INSTRUCTIONS TO FOLLOW | Write each line of the material exactly as given, from the top through the line that contains "import * as", and omit all pictures.

INFORMATION SHOWN |
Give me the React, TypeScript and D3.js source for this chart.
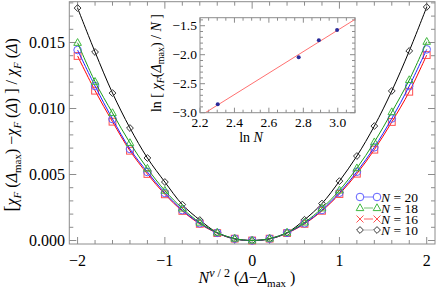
import React from "react";
import * as d3 from "d3";

// --- data ---
const X_VALS = [-2, -1.8, -1.6, -1.4, -1.2, -1, -0.8, -0.6, -0.4, -0.2, 0, 0.2, 0.4, 0.6, 0.8, 1, 1.2, 1.4, 1.6, 1.8, 2];
const N10 = [0.01761, 0.01428, 0.01117, 0.00852, 0.00625, 0.00443, 0.00272, 0.00155, 0.00059, 0.00011, 0, 0.00011, 0.00059, 0.00157, 0.0028, 0.0045, 0.0064, 0.00867, 0.01133, 0.01436, 0.01769];
const N16 = [0.01398, 0.01135, 0.009, 0.0068, 0.00504, 0.0035, 0.00224, 0.00126, 0.00056, 0.00014, 0, 0.00014, 0.00056, 0.00126, 0.00225, 0.00352, 0.00506, 0.00688, 0.00898, 0.01127, 0.01405];
const N18 = [0.01498, 0.01203, 0.00966, 0.00739, 0.00545, 0.00378, 0.00243, 0.00136, 0.0006, 0.00015, 0, 0.00015, 0.0006, 0.00137, 0.00244, 0.0038, 0.00548, 0.00745, 0.00973, 0.01216, 0.01506];
const N20 = [0.01443, 0.0117, 0.0092, 0.00693, 0.00519, 0.0036, 0.0023, 0.0013, 0.00058, 0.00014, 0, 0.00014, 0.00058, 0.0013, 0.00231, 0.00362, 0.00521, 0.00706, 0.00924, 0.0117, 0.01448];
const X_TICKS = [-2, -1, 0, 1, 2];
const Y_TICKS = [0, 0.005, 0.01, 0.015];

// inset: ln N vs ln[chi(max)/N]
const INSET_LNN = [2.303, 2.773, 2.89, 2.996];
const INSET_VAL = [-2.855, -2.045, -1.752, -1.574];
const INSET_X_TICKS = [2.2, 2.4, 2.6, 2.8, 3.0];
const INSET_Y_TICKS = [-3.0, -2.5, -2.0, -1.5];

const W = 436;
const H = 298;
const FONT = "'Liberation Serif', 'Times New Roman', serif";
const FRAME = "#8c8c8c";

type Marker = "circle" | "triangle" | "square" | "diamond" | "cross";

const SERIES = [
  { label: "10", values: N10, line: "#000000", mark: "#333333", marker: "diamond" as Marker, legendMarker: "diamond" as Marker },
  { label: "16", values: N16, line: "#ff0000", mark: "#ff5050", marker: "square" as Marker, legendMarker: "cross" as Marker },
  { label: "20", values: N20, line: "#2020ff", mark: "#6060ff", marker: "circle" as Marker, legendMarker: "circle" as Marker },
  { label: "18", values: N18, line: "#1a9a1a", mark: "#40b840", marker: "triangle" as Marker, legendMarker: "triangle" as Marker },
];
const LEGEND_ORDER = ["20", "18", "16", "10"];

function MarkerShape({ type, x, y, color }: { type: Marker; x: number; y: number; color: string }) {
  const common = { fill: "none", stroke: color, strokeWidth: 1 };
  if (type === "circle") return <circle cx={x} cy={y} r={3.8} {...common} />;
  if (type === "square") return <rect x={x - 3.4} y={y - 3.4} width={6.8} height={6.8} {...common} />;
  if (type === "triangle")
    return <path d={`M${x},${y - 4.2}L${x + 3.8},${y + 2.6}L${x - 3.8},${y + 2.6}Z`} {...common} />;
  if (type === "diamond")
    return <path d={`M${x},${y - 3.4}L${x + 3.4},${y}L${x},${y + 3.4}L${x - 3.4},${y}Z`} {...common} />;
  return <path d={`M${x - 3.5},${y - 3.5}L${x + 3.5},${y + 3.5}M${x + 3.5},${y - 3.5}L${x - 3.5},${y + 3.5}`} {...common} />;
}

function range(a: number, b: number, step: number) {
  const n = Math.round((b - a) / step);
  return d3.range(n + 1).map((i) => +(a + i * step).toFixed(6));
}

export default function App() {
  // main frame
  const left = 69.3, right = 435, top = 1.7, bottom = 244;
  const x = d3.scaleLinear().domain([-2.095, 2.095]).range([left, right]);
  const y = d3.scaleLinear().domain([0, 0.015]).range([240.5, 42.5]);

  const line = d3
    .line<number>()
    .x((_, i) => x(X_VALS[i]))
    .y((d) => y(d))
    .curve(d3.curveCatmullRom);

  const xMinor = range(-2, 2, 0.2);
  const yMinor = range(0, 0.018, 0.001);

  // inset
  const il = 200, ir = 355, it = 17.7, ib = 112.7;
  const ix = d3.scaleLinear().domain([2.2, 3.1]).range([il, ir]);
  const iy = d3.scaleLinear().domain([-3.0, -1.362]).range([ib, it]);
  const mx = d3.mean(INSET_LNN)!;
  const my = d3.mean(INSET_VAL)!;
  const sxy = d3.sum(INSET_LNN, (v, i) => (v - mx) * (INSET_VAL[i] - my));
  const sxx = d3.sum(INSET_LNN, (v) => (v - mx) ** 2);
  const slope = sxy / sxx;
  const icpt = my - slope * mx;
  const fit = (v: number) => slope * v + icpt;

  const ixMinor = range(2.2, 3.1, 0.05);
  const iyMinor = range(-3.0, -1.4, 0.1);

  const sub = (t: string, italic = false) => (
    <tspan dy={4} fontSize={11} fontStyle={italic ? "italic" : "normal"}>
      {t}
    </tspan>
  );
  const up = (t: string) => <tspan dy={-4}>{t}</tspan>;

  return (
    <svg width={W} height={H} style={{ position: "absolute", left: 0, top: 0, background: "#fff" }} fontFamily={FONT}>
      {/* main frame ticks */}
      {xMinor.map((v) => {
        const major = Math.abs(v - Math.round(v)) < 1e-6;
        const len = major ? 7 : 4;
        return (
          <g key={"xt" + v} stroke={FRAME} strokeWidth={1}>
            <line x1={x(v)} x2={x(v)} y1={bottom} y2={bottom - len} />
            <line x1={x(v)} x2={x(v)} y1={top} y2={top + len} />
          </g>
        );
      })}
      {yMinor.map((v) => {
        const major = Math.abs(v * 200 - Math.round(v * 200)) < 1e-6;
        const len = major ? 7 : 4;
        return (
          <g key={"yt" + v} stroke={FRAME} strokeWidth={1}>
            <line x1={left} x2={left + len} y1={y(v)} y2={y(v)} />
            <line x1={right} x2={right - len} y1={y(v)} y2={y(v)} />
          </g>
        );
      })}
      <rect x={left} y={top} width={right - left} height={bottom - top} fill="none" stroke={FRAME} strokeWidth={1} />

      {X_TICKS.map((v) => (
        <text key={"xl" + v} x={x(v)} y={266} fontSize={16} textAnchor="middle">
          {v < 0 ? "\u2212" + Math.abs(v) : v}
        </text>
      ))}
      {Y_TICKS.map((v) => (
        <text key={"yl" + v} x={65} y={y(v) + 5.5} fontSize={16} textAnchor="end">
          {v.toFixed(3)}
        </text>
      ))}

      {/* series */}
      {SERIES.map((s) => (
        <g key={"s" + s.label}>
          <path d={line(s.values) || ""} fill="none" stroke={s.line} strokeWidth={1} />
          {s.values.map((v, i) => (
            <MarkerShape key={i} type={s.marker} x={x(X_VALS[i])} y={y(v)} color={s.mark} />
          ))}
        </g>
      ))}

      {/* legend */}
      {LEGEND_ORDER.map((lab, k) => {
        const s = SERIES.find((q) => q.label === lab)!;
        const ly = 197 + k * 11;
        return (
          <g key={"lg" + lab}>
            <line x1={360} x2={377} y1={ly} y2={ly} stroke={s.line === "#000000" ? "#888" : s.line} strokeWidth={1} opacity={0.6} />
            <rect x={356} y={ly - 4.5} width={8} height={9} fill="#fff" />
            <rect x={373} y={ly - 4.5} width={8} height={9} fill="#fff" />
            <MarkerShape type={s.legendMarker} x={360} y={ly} color={s.mark} />
            <MarkerShape type={s.legendMarker} x={377} y={ly} color={s.mark} />
            <text x={381} y={ly + 4.5} fontSize={13.5}>
              <tspan fontStyle="italic">N</tspan> = {lab}
            </text>
          </g>
        );
      })}

      {/* axis labels */}
      <text x={247} y={283} fontSize={16} textAnchor="middle">
        <tspan fontStyle="italic">N</tspan>
        <tspan dy={-6} fontSize={12}>
          <tspan fontStyle="italic">ν</tspan> / 2
        </tspan>
        <tspan dy={6}> (</tspan>
        <tspan fontStyle="italic">Δ</tspan>
        {"\u2212"}
        <tspan fontStyle="italic">Δ</tspan>
        {sub("max")}
        <tspan dy={-4}> )</tspan>
      </text>

      <text transform="translate(17,125) rotate(-90)" fontSize={16} textAnchor="middle">
        <tspan fontSize={19}>[</tspan>
        <tspan fontStyle="italic">χ</tspan>
        {sub("F", true)}
        {up(" (")}
        <tspan fontStyle="italic">Δ</tspan>
        {sub("max")}
        {up(") \u2212")}
        <tspan fontStyle="italic">χ</tspan>
        {sub("F", true)}
        {up(" (")}
        <tspan fontStyle="italic">Δ</tspan>
        {") ] / "}
        <tspan fontStyle="italic">χ</tspan>
        {sub("F", true)}
        {up(" (")}
        <tspan fontStyle="italic">Δ</tspan>
        {")"}
      </text>

      {/* inset */}
      <rect x={il} y={it} width={ir - il} height={ib - it} fill="#fff" />
      <clipPath id="insetClip">
        <rect x={il} y={it} width={ir - il} height={ib - it} />
      </clipPath>
      {ixMinor.map((v) => {
        const major = Math.abs(v * 5 - Math.round(v * 5)) < 1e-6;
        const len = major ? 5 : 3;
        return (
          <g key={"ixt" + v} stroke={FRAME} strokeWidth={1}>
            <line x1={ix(v)} x2={ix(v)} y1={ib} y2={ib - len} />
            <line x1={ix(v)} x2={ix(v)} y1={it} y2={it + len} />
          </g>
        );
      })}
      {iyMinor.map((v) => {
        const major = Math.abs(v * 2 - Math.round(v * 2)) < 1e-6;
        const len = major ? 5 : 3;
        return (
          <g key={"iyt" + v} stroke={FRAME} strokeWidth={1}>
            <line x1={il} x2={il + len} y1={iy(v)} y2={iy(v)} />
            <line x1={ir} x2={ir - len} y1={iy(v)} y2={iy(v)} />
          </g>
        );
      })}
      <g clipPath="url(#insetClip)">
        <line x1={ix(2.2)} x2={ix(3.1)} y1={iy(fit(2.2))} y2={iy(fit(3.1))} stroke="#ff7070" strokeWidth={1} />
      </g>
      {INSET_LNN.map((v, i) => (
        <circle key={"ip" + i} cx={ix(v)} cy={iy(INSET_VAL[i])} r={2} fill="#2b2b99" />
      ))}
      <rect x={il} y={it} width={ir - il} height={ib - it} fill="none" stroke={FRAME} strokeWidth={1} />
      {INSET_X_TICKS.map((v) => (
        <text key={"ixl" + v} x={ix(v)} y={127} fontSize={13.5} textAnchor="middle">
          {v.toFixed(1)}
        </text>
      ))}
      {INSET_Y_TICKS.map((v) => (
        <text key={"iyl" + v} x={197} y={iy(v) + 4.5} fontSize={13.5} textAnchor="end">
          {"\u2212" + Math.abs(v).toFixed(1)}
        </text>
      ))}
      <text x={251} y={142} fontSize={14} textAnchor="middle">
        ln <tspan fontStyle="italic">N</tspan>
      </text>
      <text transform="translate(161,63) rotate(-90)" fontSize={14} textAnchor="middle">
        ln [ <tspan fontStyle="italic">χ</tspan>
        <tspan dy={3} fontSize={10} fontStyle="italic">F</tspan>
        <tspan dy={-3}>(</tspan>
        <tspan fontStyle="italic">Δ</tspan>
        <tspan dy={3} fontSize={10}>max</tspan>
        <tspan dy={-3}>) / </tspan>
        <tspan fontStyle="italic">N</tspan> ]
      </text>
    </svg>
  );
}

RESULT BELOW |
Give me the React, TypeScript and D3.js source for this chart.
import React from "react";
import * as d3 from "d3";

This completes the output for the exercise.